Personal injury news roundup: 7 days ended 10 June 2014:
While more and more evidence comes to light showing there’s no such thing as compensation culture, policymakers continue to pass pointless laws.
If you’re involved in the personal injury compensation industry, you can’t swing a cat without hitting some pundit or talking head nattering on about how compensation culture is ruining this country. Personal injury lawyers supposedly convince people to make spurious accident claims in order to line their pockets with legal fees, the conventional wisdom goes, and the poor defenceless insurance companies that are named as defendants in these cases are sucked dry, forcing them to raise their rates to stay afloat. It’s a clever story, even if it’s bollocks, and policymakers fall over one another to combat the scourge of compensation culture.
This week the newest attack against those dastardly ambulance chasing lawyers consists of new laws that will ban law firms from enticing would-be claimants with up-front incentives for bringing a claim with them. Now, some fly-by-night law firms certainly do like to sweeten the deal by providing cash up front, vouchers, or even expensive electronics as a thinly-veiled ‘thank you’ to some claimants for bringing a claim but the practise isn’t that widespread by a long shot – but the Justice Secretary insists that it’s contributing to higher fraud instances, God bless his empty little head.
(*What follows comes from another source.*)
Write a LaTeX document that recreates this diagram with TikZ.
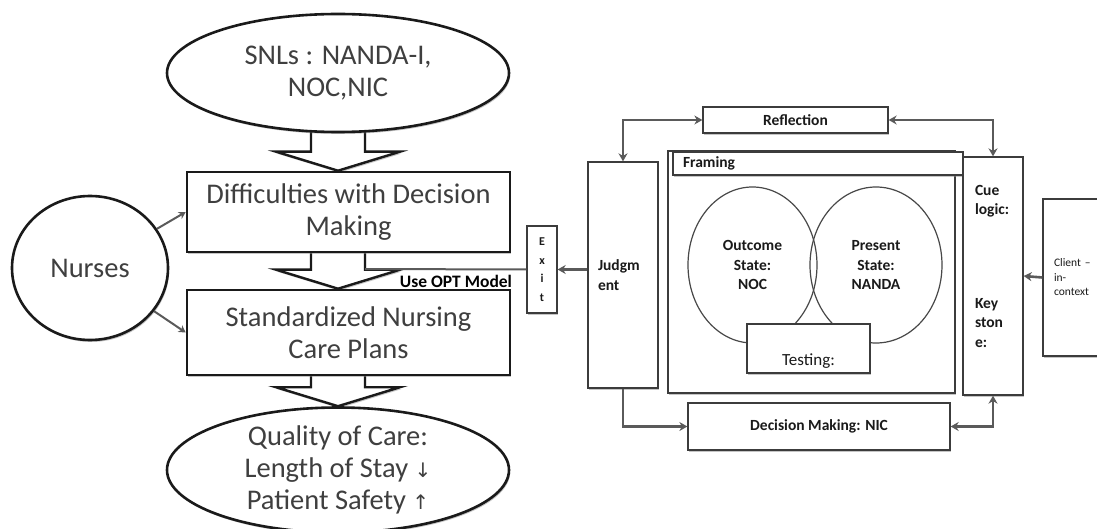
\documentclass[tikz,border=0pt]{standalone}
\usepackage{fontspec}
\setmainfont{Carlito}
\newfontfamily\arrowfont{DejaVu Sans}
\usetikzlibrary{arrows.meta,positioning,shapes.geometric,shadows,backgrounds,calc}
\definecolor{optInk}{HTML}{1A1A1A}
\definecolor{optText}{HTML}{3F3F3F}
\definecolor{optGray}{HTML}{5A5A5A}
\definecolor{optShade}{HTML}{8C8C8C}
\tikzset{
  flow box/.style={draw=optInk, line width=2.6pt, fill=white, align=center,
    text=optText, font=\fontsize{28.5}{32}\selectfont, inner sep=0pt,
    drop shadow={shadow xshift=1.2pt, shadow yshift=-2pt, fill=optShade}},
  flow ellipse/.style={flow box, ellipse},
  flow block/.style={draw=optInk, line width=2.4pt, fill=white, line join=miter,
    drop shadow={shadow xshift=1.2pt, shadow yshift=-2pt, fill=optShade}},
  nurse link/.style={draw=optGray, line width=2pt, -{Stealth[length=7pt,width=8pt]}},
  opt box/.style={draw=optInk!85, line width=1.3pt, fill=white, inner sep=0pt,
    text=optInk, font=\fontsize{15.5}{19.5}\selectfont\bfseries,
    drop shadow={shadow xshift=1.3pt, shadow yshift=-1.8pt, fill=optShade}},
  opt state/.style={draw=optInk!80, line width=1.2pt, ellipse, inner sep=0pt,
    align=center, text=optInk, font=\fontsize{15.5}{19.5}\selectfont\bfseries},
  opt link/.style={draw=optGray, line width=2.6pt, >={Stealth[length=8pt,width=9pt]}},
  exit link/.style={draw=optGray, line width=2pt},
  opt label/.style={inner sep=0pt, text=black, font=\fontsize{17.5}{20}\selectfont\bfseries}
}
\newcommand{\flowarrow}[2]{%
  \draw[flow block] let \p1=(#1.south), \p2=(#2.north), \p3=(snl.center) in
    (\x3-27pt,\y1+6pt) -- (\x3-27pt,\y2+19pt) -- (\x3-62pt,\y2+19pt) -- (\x3,\y2)
    -- (\x3+62pt,\y2+19pt) -- (\x3+27pt,\y2+19pt) -- (\x3+27pt,\y1+6pt);}

\begin{document}
\begin{tikzpicture}[x=1pt,y=-1pt]
  \path[use as bounding box] (0,0) rectangle (1097,529);
  \clip (0,0) rectangle (1097,529);

  \node[flow ellipse, minimum width=342pt, minimum height=118pt] (snl) at (338,73) {SNLs : NANDA-I,\\NOC,NIC};
  \node[flow box, minimum width=323pt, minimum height=80pt] (diff) at (348.5,212) {Difficulties with Decision\\Making};
  \node[flow box, minimum width=323pt, minimum height=85pt] (std) at (348.5,332.5) {Standardized Nursing\\Care Plans};
  \node[flow ellipse, minimum width=342pt, minimum height=116pt] (care) at (338,470)
    {Quality of Care:\\Length of Stay {\arrowfont\fontsize{20}{32}\selectfont ↓}\\Patient Safety {\arrowfont\fontsize{20}{32}\selectfont ↑}};
  \node[flow ellipse, minimum width=156pt, minimum height=144pt] (nurses) at (90,268) {Nurses};
  \draw[nurse link] (nurses) -- (diff.west);
  \draw[nurse link] (nurses) -- (std.west);

  \node[opt box, minimum width=287pt, minimum height=242pt] (frame) at (811.5,272) {};
  \node[opt box, minimum width=290pt, minimum height=23pt, text width=270pt, align=left, inner xsep=10pt] (framing) at (818,163.5) {Framing};
  \node[opt state, minimum width=129pt, minimum height=156pt] (outcome) at (752.5,265) {Outcome\\State:\\NOC};
  \node[opt state, minimum width=132pt, minimum height=156pt] (present) at (876,265) {Present\\State:\\NANDA};
  \node[opt box, font=\fontsize{17}{20}\selectfont, minimum width=123pt, minimum height=49pt, text height=33pt, text depth=0pt] (testing) at (808.5,348.5) {Testing:};
  \node[opt box, minimum width=185pt, minimum height=26pt] (refl) at (795.5,120) {Reflection};
  \node[opt box, minimum width=70pt, minimum height=226pt, text width=50pt, align=left, inner xsep=10pt] (judg) at (623,275) {Judgm\\ent};
  \node[opt box, font=\fontsize{12}{18.5}\selectfont\bfseries, minimum width=30pt, minimum height=87pt, align=center] (exit) at (542,269.5) {E\\x\\i\\t};
  \node[opt box, minimum width=60pt, minimum height=238pt, text width=36pt, align=left, inner xsep=12pt] (cue) at (993,276) {Cue\\logic:\\[74pt]Key\\ston\\e:\\\mbox{}};
  \node[opt box, font=\fontsize{11.5}{14.5}\selectfont, minimum width=72pt, minimum height=157pt, text width=50pt, align=left, inner xsep=11pt] (client) at (1079,277.5) {Client –\\in-\\context};
  \node[opt box, minimum width=262pt, minimum height=47pt] (dec) at (819,426.5) {Decision Making: NIC};

  \draw[opt link,<->] (judg.north) |- (refl.west);
  \draw[opt link,<->] (refl.east) -| (cue.north);
  \draw[opt link,->] (judg.south) |- (dec.west);
  \draw[opt link,<->] (dec.east) -| (cue.south);
  \draw[opt link,->] (client.west) -- (cue.east);
  \draw[opt link,->] (exit.east -| judg.west) -- (exit.east);

  \coordinate (optend) at (365,269);
  \draw[exit link] (exit.west) -- (optend);
  \node[opt label] (optlbl) at (456,281) {Use OPT Model};

  \begin{scope}[on background layer]
    \flowarrow{snl}{diff}
    \flowarrow{diff}{std}
    \flowarrow{std}{care}
  \end{scope}
\end{tikzpicture}
\end{document}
Meanwhile – and hold on to your hats, ladies and gentlemen – research says that fraud is hardly a problem at all in the legal field. In fact the Association of Personal Injury Lawyers says that the contribution when it comes to scammers and fraudsters is something like seven per cent when it comes to whiplash claims. In other words there’s not much in the way of spurious claims being brought; instead it’s just the nation’s insurance companies looking for excuses to raise our rates. Using personal injury lawyers as scapegoats is nothing new; the only startling thing is that so many people fall for it even in this current day and age. Some people are just altogether too credulous if you ask me.